The trends to watch in new listings
1. Actively managed funds
Actively managed funds have seen enormous growth in recent years. ASIC placed a brief pause on them in 2019 but the space surged once the pause lifted. There are currently more than 70 active strategies listed on the ASX.
“We are expecting to see continued growth in the range of active ETFs from issuers bring new products and strategies to the ASX,” said Rory Cunningham, Senior Manager for Investment Products at the ASX.
There’s added incentive to do so – beyond the ability to reach a much broader investor base.
“We’re seeing a lot of active funds getting pressure from investors because their close-ended structure leads to a big discount on net tangible assets that can be closed if they switch into an ETF structure,” said Chris Brycki, founder and CEO of Stockspot.
In fact, half of the six new listings in 2024 are actively managed, with VanEck and Claremont offering ETPs in this space.
That said, it’s worth looking a bit deeper into what is meant by an active strategy.
On one hand, you have issuers like Ellerston or L1 Capital launching exchange-traded versions of their existing unlisted managed funds. The aim is to make their strategies more accessible to a wider range of investors – after all, there’s a much lower entry point for ETPs, as little as $500 minimum based on your selection of trading platform. Some examples listed in 2023 include Ellerston Asia Growth Fund (Hedge Fund) (ASX: EAFZ), Dimensional Australian Core Equity (Managed Fund) (ASX: DACE) or Janus Henderson Sustainable Credit Active ETF (Managed Fund) (ASX: GOOD).
On the other, you might have geared strategies – many of which may have been launched by issuers you might traditionally think of as passive index product providers. A geared strategy will use derivatives and other tools to offer leveraged exposure to an index. You could ‘short’ an index if you think it is likely to fall or go ultra ‘long’ if you think the index will continue to rise. Some examples of this include the BetaShares Geared Long Aus Gov Bond (Hedge Fund (ASX: GGAB) which was listed in December last year or the VanEck Geared Aust. Equal Weight Fund (Hedge Fund) (ASX: GMVW), listed in February this year.
2. Fixed income funds
As interest rates rose, fixed income suddenly looked attractive again – and there were 13 new listings in this asset class across 2023, ranging from actively managed options to passive options covering Australian and US government bonds and corporate bonds.
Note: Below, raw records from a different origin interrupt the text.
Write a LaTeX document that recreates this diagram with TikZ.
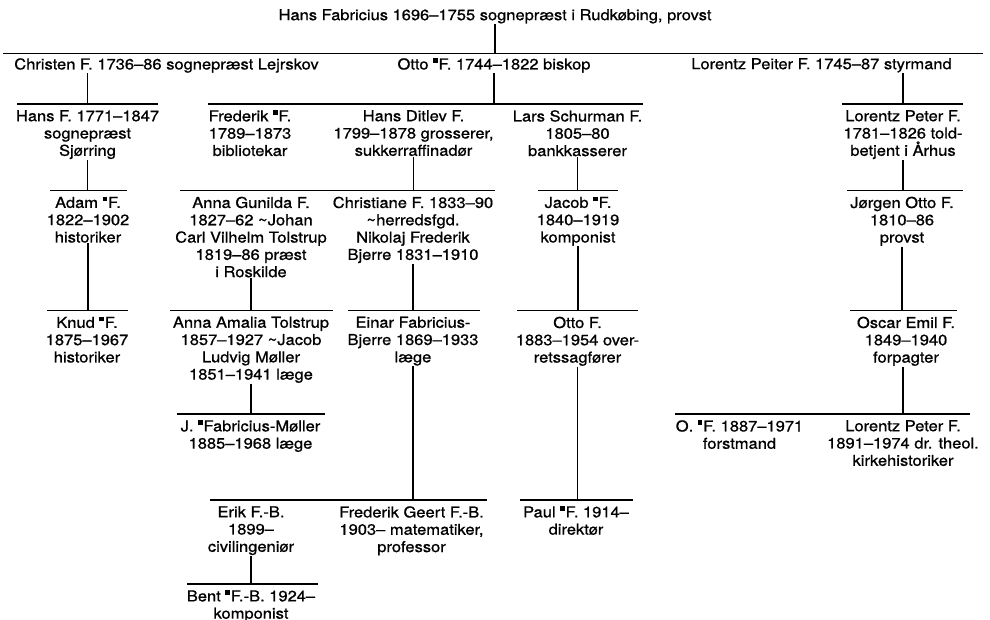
\documentclass[tikz,border=0pt]{standalone}
\usepackage{fontspec}
\setmainfont[FakeStretch=1.1,FakeBold=0.9]{TeX Gyre Heros}
\newcommand{\mk}{\raisebox{0.44em}{\rule{0.3em}{0.3em}}\kern0.06em}
\begin{document}
\begin{tikzpicture}[x=1pt, y=-1pt, line width=1.5pt,
	person/.style={align=center, inner sep=0pt, anchor=north, font=\fontsize{15}{17.3}\selectfont}]
	\useasboundingbox (0,0) rectangle (990,620);

	\node[person](hansFabricius) at (495,8.5){Hans Fabricius 1696--1755 sognepræst i Rudkøbing, provst};

	\node[person](christen) at (166.5,57.5){Christen F. 1736--86 sognepræst Lejrskov};
	\node[person](otto) at (494,57.5){Otto \mk F. 1744--1822 biskop};
	\node[person](lorentzPeiter) at (821.5,57.5){Lorentz Peiter F. 1745--87 styrmand};

	\node[person](hansF) at (87.5,109.5){Hans F. 1771--1847\\sognepræst\\Sjørring};
	\node[person](frederik) at (250,109.5){Frederik \mk F.\\1789--1873\\bibliotekar};
	\node[person](hansDitlev) at (413.5,109.5){Hans Ditlev F.\\1799--1878 grosserer,\\sukkerraffinadør};
	\node[person](larsSchurman) at (577.5,109.5){Lars Schurman F.\\1805--80\\bankkasserer};
	\node[person](lorentzPeter) at (903,109.5){Lorentz Peter F.\\1781--1826 told-\\betjent i Århus};

	\node[person](adam) at (88,196){Adam \mk F.\\1822--1902\\historiker};
	\node[person](annaGunilda) at (251,196){Anna Gunilda F.\\1827--62 \textasciitilde Johan\\Carl Vilhelm Tolstrup\\1819--86 præst\\i Roskilde};
	\node[person](christiane) at (413,196){Christiane F. 1833--90\\\textasciitilde herredsfgd.\\Nikolaj Frederik\\Bjerre 1831--1910};
	\node[person](jacob) at (578,196){Jacob \mk F.\\1840--1919\\komponist};
	\node[person](joergenOtto) at (902,196){Jørgen Otto F.\\1810--86\\provst};

	\node[person](knud) at (87,316){Knud \mk F.\\1875--1967\\historiker};
	\node[person](annaAmalia) at (251,316){Anna Amalia Tolstrup\\1857--1927 \textasciitilde Jacob\\Ludvig Møller\\1851--1941 læge};
	\node[person](einar) at (413,316){Einar Fabricius-\\Bjerre 1869--1933\\læge};
	\node[person](ottoF) at (577.5,316){Otto F.\\1883--1954 over-\\retssagfører};
	\node[person](oscarEmil) at (906,316){Oscar Emil F.\\1849--1940\\forpagter};

	\node[person](jFabricius) at (250.5,419.5){J. \mk Fabricius-Møller\\1885--1968 læge};
	\node[person](oF) at (739.5,419.5){O. \mk F. 1887--1971\\forstmand};
	\node[person](lorentzPeter2) at (903,419.5){Lorentz Peter F.\\1891--1974 dr. theol.\\kirkehistoriker};

	\node[person](erik) at (251,505.5){Erik F.-B.\\1899--\\civilingeniør};
	\node[person](frederikGeert) at (411.5,505.5){Frederik Geert F.-B.\\1903-- matematiker,\\professor};
	\node[person](paul) at (576,505.5){Paul \mk F. 1914--\\direktør};

	\node[person](bent) at (251,589.5){Bent \mk F.-B. 1924--\\komponist};

	\coordinate (barTopL) at (3,53.5);
	\coordinate (barTopR) at (983,53.5);
	\coordinate (barChristenL) at (17,104);
	\coordinate (barChristenR) at (158,104);
	\coordinate (barOttoL) at (208,104);
	\coordinate (barOttoR) at (643,104);
	\coordinate (barLorentzPeiterL) at (842,104);
	\coordinate (barLorentzPeiterR) at (963,104);
	\coordinate (barHansFL) at (50,190.5);
	\coordinate (barHansFR) at (127,190.5);
	\coordinate (barHansDitlevL) at (180,190.5);
	\coordinate (barHansDitlevR) at (495,190.5);
	\coordinate (barLarsL) at (538,190.5);
	\coordinate (barLarsR) at (618,190.5);
	\coordinate (barLorentzPeterL) at (847,190.5);
	\coordinate (barLorentzPeterR) at (963,190.5);
	\coordinate (barAdamL) at (47,310.5);
	\coordinate (barAdamR) at (128,310.5);
	\coordinate (barAnnaGunildaL) at (170,310.5);
	\coordinate (barAnnaGunildaR) at (333,310.5);
	\coordinate (barChristianeL) at (348,310.5);
	\coordinate (barChristianeR) at (480,310.5);
	\coordinate (barJacobL) at (517,310.5);
	\coordinate (barJacobR) at (638,310.5);
	\coordinate (barJoergenL) at (850,310.5);
	\coordinate (barJoergenR) at (957,310.5);
	\coordinate (barAnnaAmaliaL) at (177,414);
	\coordinate (barAnnaAmaliaR) at (325,414);
	\coordinate (barOscarL) at (675,414);
	\coordinate (barOscarR) at (970,414);
	\coordinate (barEinarL) at (210,500);
	\coordinate (barEinarR) at (487,500);
	\coordinate (barOttoFL) at (520,500);
	\coordinate (barOttoFR) at (633,500);
	\coordinate (barErikL) at (187,584);
	\coordinate (barErikR) at (318,584);

	\draw (barTopL) -- (barTopR);
	\draw (barChristenL) -- (barChristenR);
	\draw (barOttoL) -- (barOttoR);
	\draw (barLorentzPeiterL) -- (barLorentzPeiterR);
	\draw (barHansFL) -- (barHansFR);
	\draw (barHansDitlevL) -- (barHansDitlevR);
	\draw (barLarsL) -- (barLarsR);
	\draw (barLorentzPeterL) -- (barLorentzPeterR);
	\draw (barAdamL) -- (barAdamR);
	\draw (barAnnaGunildaL) -- (barAnnaGunildaR);
	\draw (barChristianeL) -- (barChristianeR);
	\draw (barJacobL) -- (barJacobR);
	\draw (barJoergenL) -- (barJoergenR);
	\draw (barAnnaAmaliaL) -- (barAnnaAmaliaR);
	\draw (barOscarL) -- (barOscarR);
	\draw (barEinarL) -- (barEinarR);
	\draw (barOttoFL) -- (barOttoFR);
	\draw (barErikL) -- (barErikR);

	\draw (hansFabricius.south) -- (hansFabricius.south |- barTopL);
	\draw (christen.south -| hansF) -- (hansF |- barChristenL);
	\draw (otto.south) -- (otto.south |- barOttoL);
	\draw (lorentzPeiter.south -| lorentzPeter) -- (lorentzPeter |- barLorentzPeiterL);
	\draw (hansF.south) -- (hansF.south |- barHansFL);
	\draw (hansDitlev.south) -- (hansDitlev.south |- barHansDitlevL);
	\draw (larsSchurman.south) -- (larsSchurman.south |- barLarsL);
	\draw (lorentzPeter.south) -- (lorentzPeter.south |- barLorentzPeterL);
	\draw (adam.south) -- (adam.south |- barAdamL);
	\draw (annaGunilda.south) -- (annaGunilda.south |- barAnnaGunildaL);
	\draw (christiane.south) -- (christiane.south |- barChristianeL);
	\draw (jacob.south) -- (jacob.south |- barJacobL);
	\draw (joergenOtto.south) -- (joergenOtto.south |- barJoergenL);
	\draw (annaAmalia.south) -- (annaAmalia.south |- barAnnaAmaliaL);
	\draw (oscarEmil.south -| lorentzPeter2) -- (lorentzPeter2 |- barOscarL);
	\draw (einar.south) -- (einar.south |- barEinarL);
	\draw (ottoF.south) -- (ottoF.south |- barOttoFL);
	\draw (erik.south) -- (erik.south |- barErikL);
\end{tikzpicture}
\end{document}
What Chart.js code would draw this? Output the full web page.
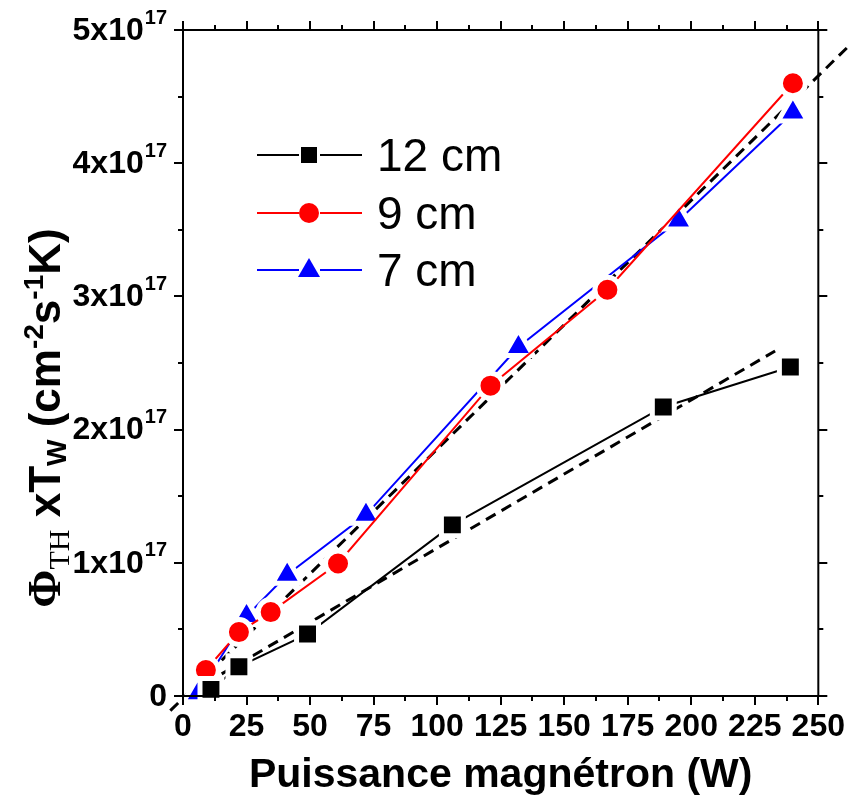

Some examples include Macquarie Dynamic Bond Active ETF (Managed Fund) (ASX: MQDB), VanEck 1-3 month US Treasury Bond ETF (ASX: TBIL) and Global X USD Corporate Bond ETF (Currency Hedged) (ASX: USIG).
Will it continue in 2024?
“With higher interest rates, we are expecting to see continued issuance of ETFs in the fixed income asset class,” said Cunningham – and that’s even with the prospect of rate cuts.
3. Cryptocurrency
While some cryptocurrency ETFs are listed on CBOE, none are currently available on the ASX. As a note, the Betashares Crypto Innovators ETF (ASX: CRYP) doesn't invest in cryptocurrencies, it invests in infrastructure and services providers behind this space, such as exchanges or companies that build crypto mining equipment. It is currently the key exposure option to cryptocurrencies on the ASX.
“The ASX introduced changes to its admission rules in 2022 to facilitate the admission of ETFs that invest in crypto assets,” said Cunningham, but there are indications that we may see the first offers this year.
The trigger of course being the SEC’s approval of 11 spot bitcoin ETFs in January this year. The SEC is yet to approve any other cryptocurrencies like Ethereum.
Monochrome Asset Management announced its plans to register the Monochrome Bitcoin ETF to trade under the code IBTC pending ASX approval. Betashares has also indicated plans.
What's coming next?
While these are the key trends across Australian listings, it’s also handy to take a look at more sophisticated markets like the US and Europe.
You can assume we’ll eventually catch on to some of the interesting innovations seen in these regions, such as ‘target date’ ETFs to support the retirement market.